Juliette Binoche, Pedro Pascal, Riz Ahmed, Joaquin Phoenix and Guillermo del Toro have come forth to add their names to a letter condemning the film industry for its “passivity” and “silence” over Israel’s continued barbarity in Gaza.
Juliette Binoche, Pedro Pascal, Riz Ahmed, Joaquin Phoenix and Guillermo del Toro have come forth to add their names to a letter condemning the film industry for its “passivity” and “silence” over Israel’s continued barbarity in Gaza.
Published on the festival’s first day, the letter also called out Israel’s killing of Fatma Hassona, the protagonist of “Put Your Soul In Your Hand And Walk”, a doc by exiled Iranian director Sepideh Farsi screened at Cannes’ ACID sidebar section. Just two days after the film’s selection was announced, news came in of Hassona, a 25-year-old photo journalist, being killed in an airstrike that hit her home in northern Gaza and also claimed the lives of ten members of her family. The Israeli military stated it was targeted at a Hamas member involved in attacks on Israeli civilians and soldiers. In its review of the documentary, The Hollywood Reporter wrote, "Put Your Soul on Your Hand and Walk is ultimately less a documentary exposé than a piece of raw unfiltered evidence."
The letter originally had been signed by over 370 actors and filmmakers and now has new names attached, such as Rooney Mara, Jim Jarmusch, Michael Moore. The letter was published in the French newspaper Libération and US magazine Variety. it exhorted cinema to “draw lessons from history” and “be present to protect oppressed voices”.
The initial list of signatories included former Cannes winners Mike Leigh, Ruben Ostlund, Costa-Gavras, acclaimed Spanish director Pedro Almodovar, a raft of international stars and filmmakers entailing Yorgos Lanthimos, David Cronenberg. American heavyweights like Mark Ruffalo and Susan Sarandon have signed as well. The letter asserts, “we cannot remain silent while genocide is taking place in Gaza”.
At the Cannes opening ceremony, Binoche paid an impassioned tribute to Hassona, insisting “she should have been with us tonight”. She added, “in every region of the world, artists are fighting every day and making resistance into art”.
See the full letter below:
Fatma Hassona was 25 years old.
She was a Palestinian freelance photojournalist. She was targeted by the Israeli army on 16 April 2025, the day after it was announced that Sepideh Farsi’s film “Put Your Soul on Your Hand and Walk,” in which she was the star, had been selected in the ACID section of the Cannes Film Festival.
She was about to get married.
Ten of her relatives, including her pregnant sister, were killed by the same Israeli strike.

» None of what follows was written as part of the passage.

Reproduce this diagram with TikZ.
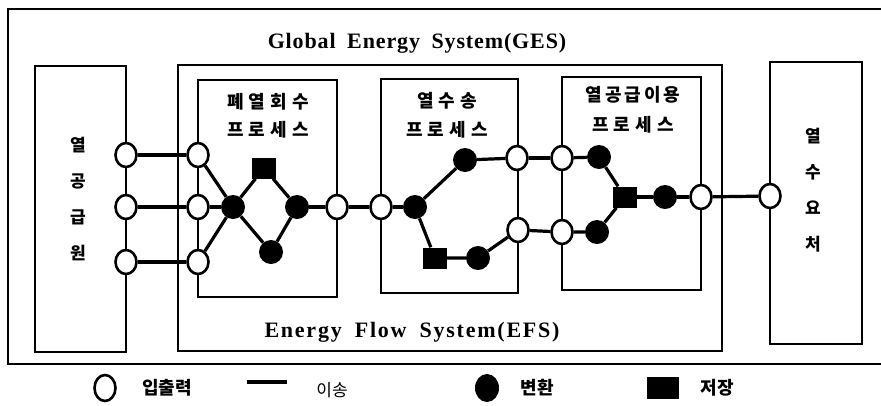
\documentclass[tikz,border=0pt]{standalone}
\usepackage{fontspec}
\usepackage{tikz}
\usetikzlibrary{positioning,shapes.geometric,backgrounds}
\newfontfamily\krfont{Noto Sans CJK KR}
\newfontfamily\enfont[WordSpace=1.8,LetterSpace=4]{Liberation Serif}

\begin{document}
\begin{tikzpicture}[
    x=1pt, y=-1pt,
    box/.style={
        draw=black,
        line width=2.2pt,
        inner sep=0pt
    },
    io/.style={
        ellipse,
        draw=black,
        line width=2.6pt,
        fill=white,
        minimum width=21pt,
        minimum height=24pt,
        inner sep=0pt
    },
    conv/.style={
        circle,
        fill=black,
        minimum size=24pt,
        inner sep=0pt
    },
    store/.style={
        rectangle,
        fill=black,
        minimum width=24pt,
        minimum height=21pt,
        inner sep=0pt
    },
    lnk/.style={line width=3.2pt},
    krtxt/.style={font=\krfont\bfseries\fontsize{18}{22}\selectfont, inner sep=0pt},
    vtxt/.style={font=\krfont\bfseries\fontsize{17}{36}\selectfont, align=center, inner sep=0pt},
    entxt/.style={font=\enfont\bfseries\fontsize{22}{24}\selectfont, inner sep=0pt}
]
\useasboundingbox (0,0) rectangle (881,405);

% GES frame, open at the right side
\draw[line width=2.4pt] (881,9) -| (8,364) -- (881,364);
\node[entxt] (ges) at (417,43) {Global Energy System(GES)};

% boxes
\node[box, minimum width=91pt, minimum height=286pt] (src) at (80.5,209) {};
\node[box, minimum width=544pt, minimum height=286pt] (efs) at (450,208) {};
\node[box, minimum width=139pt, minimum height=217pt] (proc1) at (267.5,188.5) {};
\node[box, minimum width=137pt, minimum height=214pt] (proc2) at (449.5,186) {};
\node[box, minimum width=139pt, minimum height=213pt] (proc3) at (631.5,183.5) {};
\node[box, minimum width=92pt, minimum height=282pt] (sink) at (816,203) {};

\node[entxt] (efslbl) at (412,332) {\addfontfeature{LetterSpace=8}Energy Flow System(EFS)};
\node[vtxt] (srclbl) at (78,199) {열\\공\\급\\원};
\node[vtxt] (sinklbl) at (813,190) {열\\수\\요\\처};
\node[krtxt] (p1a) at (268,102) {폐\;열\;회\;수};
\node[krtxt] (p1b) at (268,130) {프\;로\;세\;스};
\node[krtxt] (p2a) at (447,101) {열\;수\;송};
\node[krtxt] (p2b) at (447,130) {프\;로\;세\;스};
\node[krtxt] (p3a) at (633,95) {열\,공\,급\,이\,용};
\node[krtxt] (p3b) at (633,125) {프\;로\;세\;스};

% input / output points
\node[io] (s1) at (126,155) {};
\node[io] (s2) at (126,207) {};
\node[io] (s3) at (126,262) {};
\node[io] (e1) at (198,155) {};
\node[io] (e2) at (198,207) {};
\node[io] (e3) at (198,262) {};
\node[io] (o1) at (337,207) {};
\node[io] (o2) at (381,207) {};
\node[io] (o3) at (517,158) {};
\node[io] (o4) at (518,230) {};
\node[io] (o5) at (562,158) {};
\node[io] (o6) at (562,232) {};
\node[io] (o7) at (701,197) {};
\node[io] (o8) at (770,196) {};

% conversion and storage
\node[conv] (c1) at (233,207) {};
\node[store] (t1) at (264,168) {};
\node[conv] (c2) at (297,207) {};
\node[conv] (c3) at (271,252) {};
\node[conv] (c4) at (415,207) {};
\node[conv] (c5) at (465,160) {};
\node[store] (t2) at (435,258) {};
\node[conv] (c6) at (478,258) {};
\node[conv] (c7) at (599,157) {};
\node[conv] (c8) at (597,232) {};
\node[store] (t3) at (625,197) {};
\node[conv] (c9) at (665,197) {};

% transport
\draw[lnk] (s1) -- (e1);
\draw[lnk] (s2) -- (e2);
\draw[lnk] (s3) -- (e3);
\draw[lnk] (e1) -- (c1);
\draw[lnk] (e2) -- (c1);
\draw[lnk] (e3) -- (c1);
\draw[lnk] (c1) -- (t1) -- (c2);
\draw[lnk] (c1) -- (c3) -- (c2);
\draw[lnk] (c2) -- (o1);
\draw[lnk] (o1) -- (o2);
\draw[lnk] (o2) -- (c4);
\draw[lnk] (c4) -- (c5) -- (o3);
\draw[lnk] (c4) -- (t2) -- (c6) -- (o4);
\draw[lnk] (o3) -- (o5);
\draw[lnk] (o4) -- (o6);
\draw[lnk] (o5) -- (c7) -- (t3);
\draw[lnk] (o6) -- (c8) -- (t3);
\draw[lnk] (t3) -- (c9) -- (o7);
\draw[lnk] (o7) -- (o8);

% legend
\node[io, minimum width=21pt, minimum height=26pt] (lgio) at (105,388) {};
\node[krtxt] (lgiotxt) at (167,388) {입출력};
\coordinate (lgl1) at (247,382);
\coordinate (lgl2) at (287,382);
\draw[lnk] (lgl1) -- (lgl2);
\node[krtxt, font=\krfont\fontsize{17}{22}\selectfont] (lgltxt) at (332,390) {이송};
\node[conv, minimum width=24pt, minimum height=28pt, ellipse] (lgconv) at (487,388) {};
\node[krtxt] (lgconvtxt) at (537,388) {변환};
\node[store, minimum width=32pt, minimum height=22pt] (lgstore) at (663,388) {};
\node[krtxt] (lgstoretxt) at (717,388) {저장};
\end{tikzpicture}
\end{document}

Since the terrible massacres of 7 October 2023, no foreign journalist has been authorised to enter the Gaza Strip. The Israeli army is targeting civilians. More than 200 journalists have been deliberately killed. Writers, film-makers and artists are being brutally murdered.

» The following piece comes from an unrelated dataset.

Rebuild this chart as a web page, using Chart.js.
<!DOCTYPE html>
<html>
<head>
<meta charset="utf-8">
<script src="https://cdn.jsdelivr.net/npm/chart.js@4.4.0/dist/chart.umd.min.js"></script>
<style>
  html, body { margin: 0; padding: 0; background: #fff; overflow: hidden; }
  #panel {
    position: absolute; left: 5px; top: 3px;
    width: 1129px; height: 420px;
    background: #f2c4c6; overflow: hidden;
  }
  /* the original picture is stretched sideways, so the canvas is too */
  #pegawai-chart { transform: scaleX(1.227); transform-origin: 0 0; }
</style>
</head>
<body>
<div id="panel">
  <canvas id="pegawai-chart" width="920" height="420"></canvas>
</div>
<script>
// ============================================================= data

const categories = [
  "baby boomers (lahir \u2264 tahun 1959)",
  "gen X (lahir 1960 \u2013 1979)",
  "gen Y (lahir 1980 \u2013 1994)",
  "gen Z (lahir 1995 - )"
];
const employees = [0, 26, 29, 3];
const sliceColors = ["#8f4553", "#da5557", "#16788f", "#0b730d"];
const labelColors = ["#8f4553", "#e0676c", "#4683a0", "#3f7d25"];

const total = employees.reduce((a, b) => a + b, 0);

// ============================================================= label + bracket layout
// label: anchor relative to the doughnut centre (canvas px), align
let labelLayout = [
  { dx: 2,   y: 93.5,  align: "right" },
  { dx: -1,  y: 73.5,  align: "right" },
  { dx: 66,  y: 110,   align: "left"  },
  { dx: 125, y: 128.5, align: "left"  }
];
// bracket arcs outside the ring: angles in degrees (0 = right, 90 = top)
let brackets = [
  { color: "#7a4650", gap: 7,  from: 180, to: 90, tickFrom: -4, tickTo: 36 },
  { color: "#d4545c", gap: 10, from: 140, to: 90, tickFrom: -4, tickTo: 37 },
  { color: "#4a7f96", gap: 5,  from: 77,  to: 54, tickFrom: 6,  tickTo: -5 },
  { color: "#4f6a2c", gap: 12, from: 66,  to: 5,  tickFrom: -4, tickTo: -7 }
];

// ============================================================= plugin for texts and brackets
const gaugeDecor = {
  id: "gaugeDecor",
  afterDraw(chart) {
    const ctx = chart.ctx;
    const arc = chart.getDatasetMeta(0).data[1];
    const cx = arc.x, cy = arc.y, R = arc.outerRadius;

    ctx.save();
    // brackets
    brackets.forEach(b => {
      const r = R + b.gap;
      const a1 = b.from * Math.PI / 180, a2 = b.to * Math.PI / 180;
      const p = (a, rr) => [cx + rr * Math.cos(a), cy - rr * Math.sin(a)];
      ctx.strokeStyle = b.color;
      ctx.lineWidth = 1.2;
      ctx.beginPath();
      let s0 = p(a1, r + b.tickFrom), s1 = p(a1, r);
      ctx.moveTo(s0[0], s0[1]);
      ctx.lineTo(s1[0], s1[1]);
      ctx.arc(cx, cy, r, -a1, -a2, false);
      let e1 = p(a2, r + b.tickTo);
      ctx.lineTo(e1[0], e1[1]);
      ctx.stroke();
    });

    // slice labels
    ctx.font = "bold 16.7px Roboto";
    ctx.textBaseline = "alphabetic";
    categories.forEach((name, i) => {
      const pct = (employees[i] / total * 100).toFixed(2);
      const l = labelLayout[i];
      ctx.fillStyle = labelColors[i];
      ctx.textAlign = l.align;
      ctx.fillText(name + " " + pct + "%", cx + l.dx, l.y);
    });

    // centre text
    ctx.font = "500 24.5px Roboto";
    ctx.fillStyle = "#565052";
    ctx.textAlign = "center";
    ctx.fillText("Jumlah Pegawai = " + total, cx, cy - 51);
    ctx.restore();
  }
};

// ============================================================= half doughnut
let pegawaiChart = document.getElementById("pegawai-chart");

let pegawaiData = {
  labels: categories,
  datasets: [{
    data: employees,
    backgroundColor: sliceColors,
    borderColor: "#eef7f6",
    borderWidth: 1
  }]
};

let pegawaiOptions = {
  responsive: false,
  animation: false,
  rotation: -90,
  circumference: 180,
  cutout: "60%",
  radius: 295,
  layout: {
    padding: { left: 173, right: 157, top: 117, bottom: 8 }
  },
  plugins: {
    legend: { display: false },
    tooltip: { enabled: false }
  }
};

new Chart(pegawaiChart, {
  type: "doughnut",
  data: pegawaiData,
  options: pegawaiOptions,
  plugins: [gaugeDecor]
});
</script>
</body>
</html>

At the end of March, Palestinian filmmaker Hamdan Ballal, who won an Oscar for his film “No Other Land,” was brutally attacked by Israeli settlers and then kidnapped by the army, before being released under international pressure. The Oscar Academy’s lack of support for Hamdan Ballal sparked outrage among its own members and it had to publicly apologize for its inaction.

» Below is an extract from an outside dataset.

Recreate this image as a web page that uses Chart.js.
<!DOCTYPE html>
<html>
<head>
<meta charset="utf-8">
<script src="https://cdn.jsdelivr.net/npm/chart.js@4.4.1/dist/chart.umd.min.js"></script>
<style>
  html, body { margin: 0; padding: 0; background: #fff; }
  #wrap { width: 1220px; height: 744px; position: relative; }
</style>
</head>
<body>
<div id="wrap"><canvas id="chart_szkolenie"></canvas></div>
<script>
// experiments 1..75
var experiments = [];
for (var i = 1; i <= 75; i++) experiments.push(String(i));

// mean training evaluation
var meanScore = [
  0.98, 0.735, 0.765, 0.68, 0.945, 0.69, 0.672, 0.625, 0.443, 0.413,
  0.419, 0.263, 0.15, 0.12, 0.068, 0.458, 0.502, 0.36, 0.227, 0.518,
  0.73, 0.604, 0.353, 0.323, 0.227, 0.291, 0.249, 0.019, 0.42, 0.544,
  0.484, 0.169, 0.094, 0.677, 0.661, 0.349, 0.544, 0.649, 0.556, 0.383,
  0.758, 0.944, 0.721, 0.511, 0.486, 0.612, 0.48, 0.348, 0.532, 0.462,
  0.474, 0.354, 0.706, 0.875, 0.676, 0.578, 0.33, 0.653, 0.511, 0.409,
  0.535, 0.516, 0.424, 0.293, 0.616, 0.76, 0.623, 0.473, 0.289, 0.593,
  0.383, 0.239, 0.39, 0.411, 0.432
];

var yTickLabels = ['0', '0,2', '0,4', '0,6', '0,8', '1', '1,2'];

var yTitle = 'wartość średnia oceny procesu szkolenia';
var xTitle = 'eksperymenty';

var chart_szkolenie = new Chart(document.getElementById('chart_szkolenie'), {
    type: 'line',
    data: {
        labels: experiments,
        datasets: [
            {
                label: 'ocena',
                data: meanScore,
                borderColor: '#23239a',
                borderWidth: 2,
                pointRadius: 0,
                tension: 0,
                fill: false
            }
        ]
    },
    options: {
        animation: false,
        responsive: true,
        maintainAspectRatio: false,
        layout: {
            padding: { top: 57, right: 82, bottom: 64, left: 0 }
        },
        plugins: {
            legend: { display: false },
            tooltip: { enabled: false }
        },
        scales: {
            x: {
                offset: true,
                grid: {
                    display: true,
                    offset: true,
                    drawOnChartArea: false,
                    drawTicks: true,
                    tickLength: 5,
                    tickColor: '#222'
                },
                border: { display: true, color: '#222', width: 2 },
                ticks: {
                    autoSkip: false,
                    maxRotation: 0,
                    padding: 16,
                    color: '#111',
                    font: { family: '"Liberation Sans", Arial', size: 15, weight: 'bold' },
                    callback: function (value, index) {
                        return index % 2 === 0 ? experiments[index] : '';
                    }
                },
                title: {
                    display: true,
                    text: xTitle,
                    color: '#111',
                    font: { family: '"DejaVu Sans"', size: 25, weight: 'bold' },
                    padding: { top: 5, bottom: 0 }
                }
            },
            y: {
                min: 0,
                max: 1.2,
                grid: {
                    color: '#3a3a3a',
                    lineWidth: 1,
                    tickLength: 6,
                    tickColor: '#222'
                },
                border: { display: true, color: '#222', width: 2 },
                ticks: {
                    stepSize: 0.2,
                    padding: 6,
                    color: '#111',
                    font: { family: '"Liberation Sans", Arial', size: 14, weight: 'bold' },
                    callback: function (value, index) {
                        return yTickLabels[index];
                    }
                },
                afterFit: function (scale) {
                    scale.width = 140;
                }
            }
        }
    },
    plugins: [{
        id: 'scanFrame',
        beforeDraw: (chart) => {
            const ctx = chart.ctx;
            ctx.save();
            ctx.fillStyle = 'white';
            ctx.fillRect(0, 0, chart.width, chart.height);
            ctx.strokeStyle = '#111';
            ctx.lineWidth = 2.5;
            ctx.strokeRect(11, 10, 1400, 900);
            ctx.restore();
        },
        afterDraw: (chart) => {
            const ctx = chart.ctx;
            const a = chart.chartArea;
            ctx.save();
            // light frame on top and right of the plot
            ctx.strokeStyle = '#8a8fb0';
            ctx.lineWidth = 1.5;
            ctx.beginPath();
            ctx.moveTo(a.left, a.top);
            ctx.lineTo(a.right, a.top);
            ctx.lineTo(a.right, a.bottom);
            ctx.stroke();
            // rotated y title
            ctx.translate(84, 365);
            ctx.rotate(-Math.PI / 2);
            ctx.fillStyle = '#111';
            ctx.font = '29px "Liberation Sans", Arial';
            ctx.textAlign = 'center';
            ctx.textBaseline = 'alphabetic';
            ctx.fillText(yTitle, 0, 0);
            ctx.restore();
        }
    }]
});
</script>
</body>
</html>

We are ashamed of such passivity.
Why is it that cinema, a breeding ground for socially committed works, seems to be so indifferent to the horror of reality and the oppression suffered by our sisters and brothers?
As artists and cultural players, we cannot remain silent while genocide is taking place in Gaza and this unspeakable news is hitting our communities hard.
What is the point of our professions if not to draw lessons from history, to make films that are committed, if we are not present to protect oppressed voices?
Why this silence?
The far right, fascism, colonialism, anti-trans and anti-LGBTQIA+, sexist, racist, Islamophobic and antisemitic movements are waging their battle on the battlefield of ideas, attacking publishing, cinema and universities, and that’s why we have a duty to fight.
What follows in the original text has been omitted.